§ Exercise task: Nothing after the line with "L, R, T, B = 8, 968, 19, 341" belongs in the copy; extract the lines below from the top through that line, pictures left out.

§ Dataset content:
---

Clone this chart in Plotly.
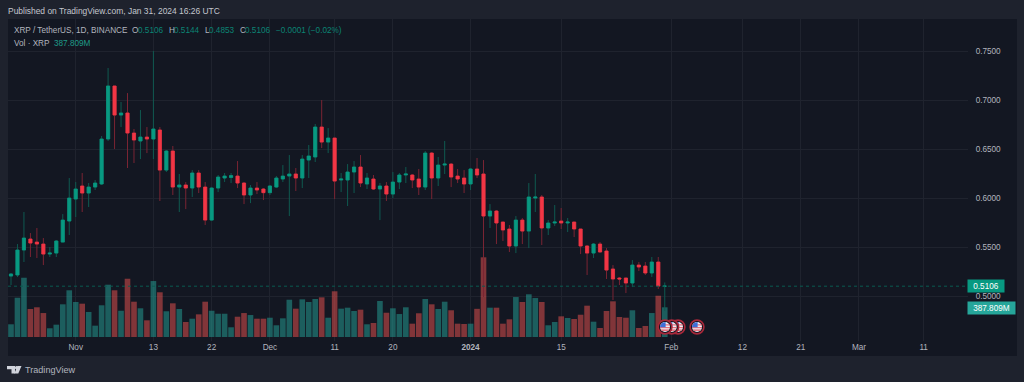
import pandas as pd
import plotly.graph_objects as go

W, H = 1024, 382
L, R, T, B = 8, 968, 19, 341

dates = pd.date_range("2023-10-22", "2024-01-31", freq="D")
open_ = [.5209,.5220,.5474,.5586,.5555,.5535,.5433,.5443,.5555,.5769,
 .5993,.6126,.6054,.6115,.6146,.6604,.7144,.6848,.6869,.6665,.6584,.6624,.6604,.6696,.6288,.6482,.6115,.6136,.6105,.6258,.6115,.5779,.6105,.6207,.6212,.6227,.6156,.6034,.6105,.6095,
 .6058,.6115,.6197,.6227,.6248,.6207,.6390,.6421,.6726,.6573,.6614,.6187,.6187,.6268,.6319,.6146,.6197,.6095,.6126,.6044,.6166,.6238,.6238,.6197,.6115,.6461,.6207,.6339,.6349,.6227,.6207,
 .6146,.6299,.6248,.5820,.5871,.5759,.5688,.5515,.5779,.5667,.6003,.6014,.5698,.5749,.5769,.5749,.5759,.5688,.5515,.5443,.5535,.5464,.5281,.5189,.5189,.5138,.5321,.5311,.5240,.5352,.5106]
high = [.5240,.5535,.5861,.5647,.5698,.5596,.5505,.5576,.5840,.6207,
 .6166,.6258,.6156,.6187,.6635,.7327,.7144,.6981,.7072,.6706,.6899,.6726,.7500,.6726,.6492,.6533,.6248,.6166,.6288,.6288,.6166,.6115,.6238,.6258,.6258,.6380,.6166,.6136,.6166,.6105,
 .6136,.6227,.6339,.6441,.6309,.6441,.6543,.6757,.7001,.6716,.6614,.6258,.6349,.6380,.6441,.6258,.6238,.6156,.6166,.6268,.6258,.6319,.6248,.6299,.6482,.6472,.6421,.6584,.6360,.6299,.6288,
 .6309,.6411,.6390,.5942,.5881,.5759,.5729,.5820,.5800,.6156,.6248,.6034,.5779,.5932,.5902,.5800,.5759,.5688,.5525,.5545,.5555,.5494,.5321,.5199,.5189,.5372,.5352,.5352,.5403,.5403,.5144]
low = [.5118,.5199,.5352,.5403,.5393,.5321,.5403,.5403,.5555,.5627,
 .5810,.5861,.5912,.6085,.6136,.6584,.6502,.6726,.6309,.6360,.6400,.6461,.6400,.5973,.6268,.6034,.5861,.5891,.6014,.6054,.5729,.5769,.6064,.6166,.6156,.6105,.5942,.5952,.6044,.5983,
 .6034,.6105,.6166,.5820,.6075,.6105,.6207,.6370,.6512,.6461,.5993,.6064,.5922,.6054,.6115,.6095,.6085,.5779,.5973,.6003,.6095,.6156,.6105,.6034,.6085,.5993,.6126,.6248,.6115,.6156,.6054,
 .6085,.6207,.4996,.5698,.5535,.5566,.5454,.5443,.5535,.5494,.5861,.5525,.5627,.5718,.5688,.5657,.5606,.5433,.5220,.5393,.5449,.5179,.4965,.5118,.5036,.5097,.5260,.5220,.5199,.5077,.4853]
close = [.5230,.5474,.5596,.5545,.5535,.5433,.5443,.5566,.5779,.6003,
 .6095,.6054,.6115,.6156,.6604,.7144,.6848,.6869,.6665,.6594,.6624,.6604,.6706,.6288,.6482,.6115,.6136,.6105,.6258,.6115,.5779,.6105,.6217,.6227,.6232,.6156,.6034,.6105,.6085,.6058,
 .6126,.6207,.6227,.6248,.6207,.6400,.6431,.6726,.6573,.6614,.6176,.6197,.6268,.6319,.6156,.6207,.6095,.6126,.6044,.6166,.6238,.6248,.6187,.6115,.6461,.6207,.6339,.6349,.6217,.6197,.6146,
 .6299,.6238,.5820,.5871,.5749,.5678,.5515,.5779,.5667,.6014,.6014,.5698,.5749,.5759,.5749,.5759,.5688,.5515,.5443,.5535,.5454,.5270,.5179,.5179,.5138,.5321,.5301,.5240,.5352,.5107,.51061]
volume_m = [166,513,774,366,388,313,114,161,427,610,
 457,435,327,148,414,683,610,343,761,461,375,218,731,584,336,440,366,196,239,296,461,343,304,304,127,265,313,287,239,239,
 252,153,244,487,370,492,457,496,518,252,597,370,383,340,357,166,183,470,317,375,300,388,174,310,496,427,366,461,349,174,170,
 174,368,1041,383,383,174,231,522,457,558,509,457,153,196,270,248,235,291,409,200,118,340,466,261,252,349,118,144,313,539,387.809]

price_ticks = [.50,.55,.60,.65,.70,.75]
time_ticks = ["2023-11-01","2023-11-13","2023-11-22","2023-12-01","2023-12-11","2023-12-20","2024-01-01","2024-01-15","2024-02-01","2024-02-12","2024-02-21","2024-03-01","2024-03-11"]
time_labels = ["Nov","13","22","Dec","11","20","<b>2024</b>","15","Feb","12","21","Mar","11"]
last_price = 0.5106

BG, PANE = "#1e222d", "#131722"
UP, DOWN = "#089981", "#f23645"
UP_W, DOWN_W = "#0f5a50", "#7a2433"
GRID = "#1f232e"
TXT = "#b2b5be"
FONT = "Liberation Sans"

def px(x): return (x - L) / (R - L)
def py(y): return (B - y) / (B - T)

fig = go.Figure()
colors = ["rgba(38,166,154,0.5)" if c >= o else "rgba(239,83,80,0.5)" for o, c in zip(open_, close)]
fig.add_bar(x=dates, y=volume_m, marker=dict(color=colors, line_width=0), yaxis="y", hoverinfo="skip", showlegend=False)
fig.add_candlestick(x=dates, open=open_, high=high, low=low, close=close, yaxis="y2", whiskerwidth=0, showlegend=False, hoverinfo="skip",
    increasing=dict(line=dict(color=UP_W, width=1), fillcolor=UP_W),
    decreasing=dict(line=dict(color=DOWN_W, width=1), fillcolor=DOWN_W))
fig.add_candlestick(x=dates, open=open_, close=close,
    high=[max(o, c) for o, c in zip(open_, close)], low=[min(o, c) for o, c in zip(open_, close)],
    yaxis="y2", whiskerwidth=0, showlegend=False, hoverinfo="skip",
    increasing=dict(line=dict(color=UP, width=0.6), fillcolor=UP),
    decreasing=dict(line=dict(color=DOWN, width=0.6), fillcolor=DOWN))

shapes = [
    dict(type="rect", xref="paper", yref="paper", x0=px(8), x1=px(1017), y0=py(356), y1=py(19), fillcolor=PANE, line_width=0, layer="below"),
    dict(type="line", xref="paper", yref="y2", x0=0, x1=1, y0=last_price, y1=last_price, line=dict(color="#0a5a50", width=1, dash="dot"), layer="above"),
]
def poly(pts, fill):
    d = "M" + " L".join(f"{px(a):.5f},{py(b):.5f}" for a, b in pts) + " Z"
    return dict(type="path", xref="paper", yref="paper", path=d, fillcolor=fill, line_width=0, layer="above")
def circle(cx, cy, r, fill, line=None, lw=0):
    return dict(type="circle", xref="paper", yref="paper", x0=px(cx-r), x1=px(cx+r), y0=py(cy+r), y1=py(cy-r), fillcolor=fill, line=dict(color=line or fill, width=lw), layer="above")
shapes += [poly([(7,366),(15,366),(15,373.5),(11.5,373.5),(11.5,369.3),(7,369.3)], "#d1d4dc"),
           circle(16.6,367.7,1.7,"#d1d4dc"),
           poly([(17.5,366),(21.5,366),(18.3,373.5),(14.3,373.5)], "#d1d4dc")]
for cx in [697, 678, 671.7, 665]:
    cy = 327
    shapes.append(circle(cx, cy, 6.9, PANE, "#a8283a", 1.6))
    shapes.append(circle(cx, cy, 5, "#eceef4"))
    shapes.append(poly([(cx-4.8,cy-2.6),(cx+4.8,cy-2.6),(cx+4.8,cy-1.6),(cx-4.8,cy-1.6)], "#e8505e"))
    shapes.append(poly([(cx-5,cy+.2),(cx+5,cy+.2),(cx+5,cy+1.2),(cx-5,cy+1.2)], "#e8505e"))
    shapes.append(poly([(cx-4.2,cy+2.6),(cx+4.2,cy+2.6),(cx+3,cy+3.7),(cx-3,cy+3.7)], "#e8505e"))
    shapes.append(poly([(cx-4.6,cy-1.8),(cx-2.6,cy-4.2),(cx+.6,cy-5),(cx+.6,cy+.2),(cx-5,cy+.2)], "#3d6fd8"))

ann = []
def text(x, y, t, color=TXT, size=8.2, anchor="left", bg=None, **kw):
    a = dict(xref="paper", yref="paper", x=px(x), y=py(y), text=t, showarrow=False, xanchor=anchor, yanchor="middle",
             font=dict(family=FONT, size=size, color=color), borderpad=0, align="left")
    if bg: a["bgcolor"] = bg
    a.update(kw)
    ann.append(a)

text(7, 11, "Published on TradingView.com, Jan 31, 2024 16:26 UTC", "#c3c6ce", 8.45)
text(13, 30.5, "XRP / TetherUS, 1D, BINANCE", TXT)
GV = "#0b8474"
for x, t, c in [(131,"O",TXT),(137,"0.5106",GV),(168,"H",TXT),(173,"0.5144",GV),(204,"L",TXT),(208,"0.4853",GV),(239,"C",TXT),(244,"0.5106",GV),(275,"−0.0001 (−0.02%)",GV)]:
    text(x, 30.5, t, c)
text(13, 43, "Vol · XRP", TXT)
text(53, 43, "387.809M", "#1e9a88")
text(24, 370, "TradingView", "#b2b5be", 9.1)
ann.append(dict(xref="paper", yref="paper", x=px(986), y=py(286.3), text="0.5106", showarrow=False, xanchor="center", yanchor="middle",
    font=dict(family=FONT, size=8.2, color="#ffffff"), width=36, height=12, bgcolor="#089981", borderpad=0))
ann.append(dict(xref="paper", yref="paper", x=px(991.5), y=py(308), text="387.809M", showarrow=False, xanchor="center", yanchor="middle",
    font=dict(family=FONT, size=8.2, color="#ffffff"), width=47, height=12, bgcolor="#26a69a", borderpad=0))

fig.update_layout(
    width=W, height=H, autosize=False,
    margin=dict(l=L, r=W-R, t=T, b=H-B, pad=0),
    paper_bgcolor=BG, plot_bgcolor=PANE, showlegend=False,
    bargap=0.13, boxgap=0.3, boxmode="overlay",
    shapes=shapes, annotations=ann,
    xaxis=dict(type="date", range=["2023-10-21 12:53", "2024-03-17 20:24"], tickmode="array", tickvals=time_ticks, ticktext=time_labels,
               tickangle=0, showgrid=True, gridcolor=GRID, gridwidth=1, zeroline=False, showline=False, ticks="", rangeslider=dict(visible=False),
               tickfont=dict(family=FONT, size=8.2, color=TXT)),
    yaxis=dict(range=[-52.2, 4153], visible=False, showgrid=False, zeroline=False, fixedrange=True),
    yaxis2=dict(range=[.4548, .7826], overlaying="y", side="right", anchor="x", tickmode="array", tickvals=price_ticks, tickformat=".4f",
                showgrid=True, gridcolor=GRID, gridwidth=1, zeroline=False, showline=False, ticks="outside", ticklen=5, tickcolor="rgba(0,0,0,0)",
                tickfont=dict(family=FONT, size=8.2, color=TXT)),
)
fig.write_html("out.html", config=dict(displayModeBar=False),
               post_script="document.documentElement.style.background='#1e222d';document.body.style.margin='0';document.body.style.overflow='hidden';")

---

§ Written reply:
Clone this chart in Plotly.
import pandas as pd
import plotly.graph_objects as go

W, H = 1024, 382
L, R, T, B = 8, 968, 19, 341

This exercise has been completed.